--- Task ---
Of all the lines in the material, how many include the word "chart"? Give only the number.

-- Begin --

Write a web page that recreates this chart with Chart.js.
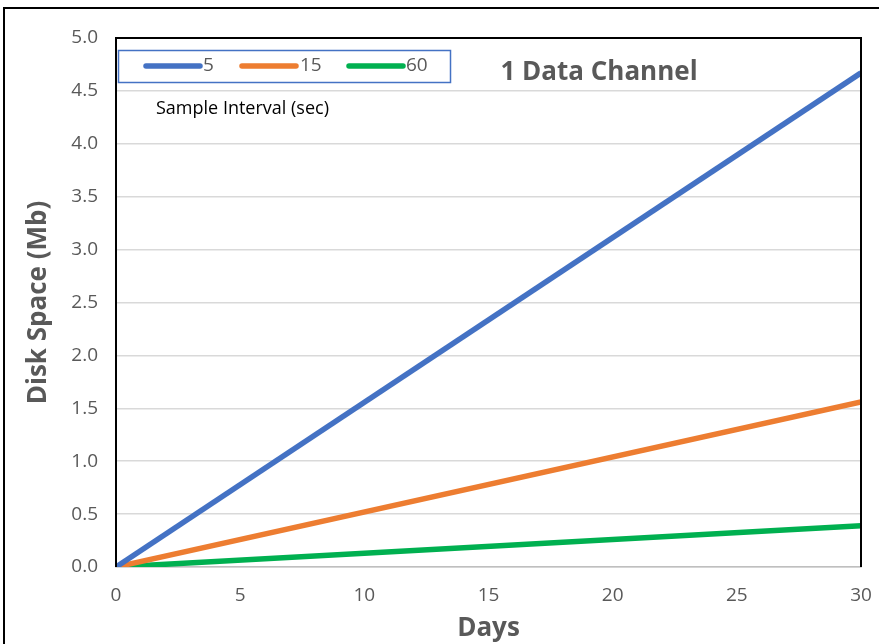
<!DOCTYPE html>
<html lang="en">
<head>
    <meta charset="UTF-8">
    <script src="https://cdn.jsdelivr.net/npm/chart.js@4.4.1/dist/chart.umd.min.js"></script>
    <title>Disk Space</title>
    <style>
        body { margin: 0; background: #fff; }
        #wrap { position: relative; width: 879px; height: 644px; overflow: hidden; }
        #frame { position: absolute; left: 3px; top: 7px; width: 920px; height: 700px; border: 2px solid #000; }
        canvas { position: absolute; left: 0; top: 0; }
    </style>
</head>
<body>
    <div id="wrap">
        <div id="frame"></div>
        <canvas id="chart" width="879" height="644"></canvas>
    </div>
    <script>
        // days and disk space (Mb) per sample interval
        const days = [0, 30];
        const space5 = [0, 4.67];
        const space15 = [0, 1.56];
        const space60 = [0, 0.39];
        const seriesLabels = ['5', '15', '60'];
        const colors = ['#4472C4', '#ED7D31', '#00B050'];

        const gray = '#595959';
        const font = '"Open Sans", "DejaVu Sans", sans-serif';

        function pts(vals) {
            return days.map((d, i) => ({ x: d, y: vals[i] }));
        }

        const decor = {
            id: 'decor',
            afterDraw(chart) {
                const c = chart.ctx;
                const a = chart.chartArea;
                c.save();
                // plot border (left, top, right)
                c.strokeStyle = '#000';
                c.lineWidth = 2;
                c.beginPath();
                c.moveTo(a.left, a.bottom);
                c.lineTo(a.left, a.top);
                c.lineTo(a.right, a.top);
                c.lineTo(a.right, a.bottom);
                c.stroke();

                // legend box
                c.strokeStyle = '#4472C4';
                c.lineWidth = 1.5;
                c.strokeRect(118.5, 50.5, 332, 32);
                const items = [[146, 203], [242, 300], [349, 406]];
                c.font = '19px ' + font;
                c.textBaseline = 'middle';
                c.lineCap = 'round';
                chart.data.datasets.forEach((ds, i) => {
                    c.strokeStyle = ds.borderColor;
                    c.lineWidth = 5.5;
                    c.beginPath();
                    c.moveTo(items[i][0], 66);
                    c.lineTo(items[i][0] + 54, 66);
                    c.stroke();
                    c.fillStyle = gray;
                    c.fillText(ds.label, items[i][1], 66);
                });

                c.fillStyle = '#000';
                c.font = '18px ' + font;
                c.fillText('Sample Interval (sec)', 156, 109);

                c.fillStyle = gray;
                c.font = 'bold 26px ' + font;
                c.textAlign = 'center';
                c.fillText('1 Data Channel', 599, 73);
                c.restore();
            }
        };

        new Chart(document.getElementById('chart'), {
            type: 'line',
            data: {
                datasets: [space5, space15, space60].map((v, i) => ({
                    label: seriesLabels[i],
                    data: pts(v),
                    borderColor: colors[i],
                    backgroundColor: colors[i],
                    borderWidth: 5.5,
                    pointRadius: 0,
                    fill: false
                }))
            },
            options: {
                responsive: false,
                animation: false,
                layout: { padding: { left: 0, right: 18, top: 38, bottom: 0 } },
                plugins: { legend: { display: false }, tooltip: { enabled: false } },
                scales: {
                    x: {
                        type: 'linear',
                        min: 0,
                        max: 30,
                        ticks: { stepSize: 5, color: gray, font: { size: 19, family: font }, padding: 17 },
                        grid: { display: false, drawTicks: false },
                        border: { display: true, color: '#BFBFBF', width: 1.5 },
                        title: { display: true, text: 'Days', color: gray, font: { size: 26, weight: 'bold', family: font }, padding: { top: 6, bottom: 0 } },
                        afterFit(s) {
                            s.height = 77;
                            s.paddingLeft = 0;
                            s.paddingRight = 0;
                        }
                    },
                    y: {
                        min: 0,
                        max: 5,
                        ticks: { stepSize: 0.5, color: gray, font: { size: 19, family: font }, padding: 18, callback: v => v.toFixed(1) },
                        grid: { color: '#D9D9D9', lineWidth: 1.5, drawTicks: false },
                        border: { display: false },
                        title: { display: true, text: 'Disk Space (Mb)', color: gray, font: { size: 26, weight: 'bold', family: font }, padding: { top: 23, bottom: 4 } },
                        afterFit(s) {
                            s.width = 116;
                            s.paddingTop = 0;
                            s.paddingBottom = 0;
                        }
                    }
                }
            },
            plugins: [decor]
        });
    </script>
</body>
</html>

-- End --

--- Worked answer ---
8